--- Written request ---
Print exactly the lines from the first one down to the line that contains "const CHART_H = 762;", both included, and skip the pictures.
** START OF Source data **
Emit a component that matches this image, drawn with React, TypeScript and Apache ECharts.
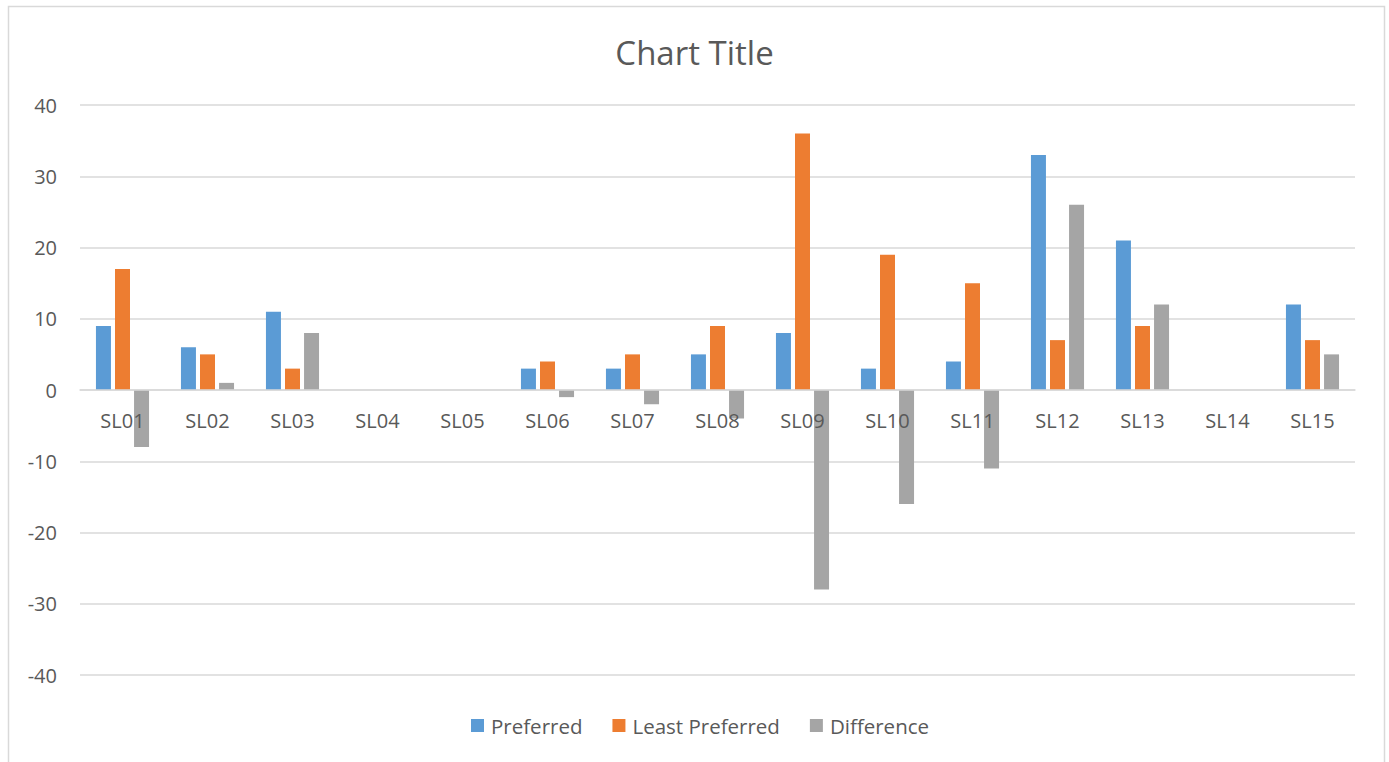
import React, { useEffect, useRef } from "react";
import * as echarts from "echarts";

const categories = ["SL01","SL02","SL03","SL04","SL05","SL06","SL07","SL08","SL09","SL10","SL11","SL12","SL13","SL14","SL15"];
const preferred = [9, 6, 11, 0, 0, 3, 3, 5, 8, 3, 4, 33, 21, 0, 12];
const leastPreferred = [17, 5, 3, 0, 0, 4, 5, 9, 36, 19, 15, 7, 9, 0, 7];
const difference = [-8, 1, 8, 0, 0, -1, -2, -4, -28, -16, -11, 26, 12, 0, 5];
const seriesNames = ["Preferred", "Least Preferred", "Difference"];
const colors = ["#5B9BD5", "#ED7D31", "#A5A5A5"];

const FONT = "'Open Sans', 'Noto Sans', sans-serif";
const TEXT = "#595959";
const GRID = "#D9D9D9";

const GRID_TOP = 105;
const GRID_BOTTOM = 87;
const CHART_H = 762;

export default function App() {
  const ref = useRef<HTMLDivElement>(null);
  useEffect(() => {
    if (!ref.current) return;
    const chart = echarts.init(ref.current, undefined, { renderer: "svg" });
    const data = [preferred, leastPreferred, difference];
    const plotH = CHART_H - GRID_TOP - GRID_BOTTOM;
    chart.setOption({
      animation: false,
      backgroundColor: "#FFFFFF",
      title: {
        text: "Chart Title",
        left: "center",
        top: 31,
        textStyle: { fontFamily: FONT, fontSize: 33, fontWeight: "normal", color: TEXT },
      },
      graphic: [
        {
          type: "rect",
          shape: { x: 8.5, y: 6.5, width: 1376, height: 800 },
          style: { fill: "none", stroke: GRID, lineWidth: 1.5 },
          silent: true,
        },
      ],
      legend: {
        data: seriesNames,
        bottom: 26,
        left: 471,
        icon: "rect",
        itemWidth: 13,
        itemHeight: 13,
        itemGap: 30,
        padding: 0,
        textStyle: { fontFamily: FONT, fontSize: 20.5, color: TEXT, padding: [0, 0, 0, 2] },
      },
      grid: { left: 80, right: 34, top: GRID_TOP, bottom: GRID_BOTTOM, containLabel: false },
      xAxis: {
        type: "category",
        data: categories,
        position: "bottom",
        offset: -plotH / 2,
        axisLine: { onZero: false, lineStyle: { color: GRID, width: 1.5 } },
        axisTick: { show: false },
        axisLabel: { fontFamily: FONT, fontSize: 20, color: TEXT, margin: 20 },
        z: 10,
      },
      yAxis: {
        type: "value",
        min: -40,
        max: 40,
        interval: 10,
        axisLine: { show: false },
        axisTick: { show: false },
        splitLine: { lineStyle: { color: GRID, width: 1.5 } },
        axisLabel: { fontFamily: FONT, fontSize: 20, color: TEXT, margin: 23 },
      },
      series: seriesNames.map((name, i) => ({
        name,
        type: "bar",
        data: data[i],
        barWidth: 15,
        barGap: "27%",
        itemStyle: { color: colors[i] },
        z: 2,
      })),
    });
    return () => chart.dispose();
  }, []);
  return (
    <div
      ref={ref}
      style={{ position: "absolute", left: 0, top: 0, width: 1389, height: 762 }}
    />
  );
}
** END OF Source data **
--- Answer for the task ---
Emit a component that matches this image, drawn with React, TypeScript and Apache ECharts.
import React, { useEffect, useRef } from "react";
import * as echarts from "echarts";

const categories = ["SL01","SL02","SL03","SL04","SL05","SL06","SL07","SL08","SL09","SL10","SL11","SL12","SL13","SL14","SL15"];
const preferred = [9, 6, 11, 0, 0, 3, 3, 5, 8, 3, 4, 33, 21, 0, 12];
const leastPreferred = [17, 5, 3, 0, 0, 4, 5, 9, 36, 19, 15, 7, 9, 0, 7];
const difference = [-8, 1, 8, 0, 0, -1, -2, -4, -28, -16, -11, 26, 12, 0, 5];
const seriesNames = ["Preferred", "Least Preferred", "Difference"];
const colors = ["#5B9BD5", "#ED7D31", "#A5A5A5"];

const FONT = "'Open Sans', 'Noto Sans', sans-serif";
const TEXT = "#595959";
const GRID = "#D9D9D9";

const GRID_TOP = 105;
const GRID_BOTTOM = 87;
const CHART_H = 762;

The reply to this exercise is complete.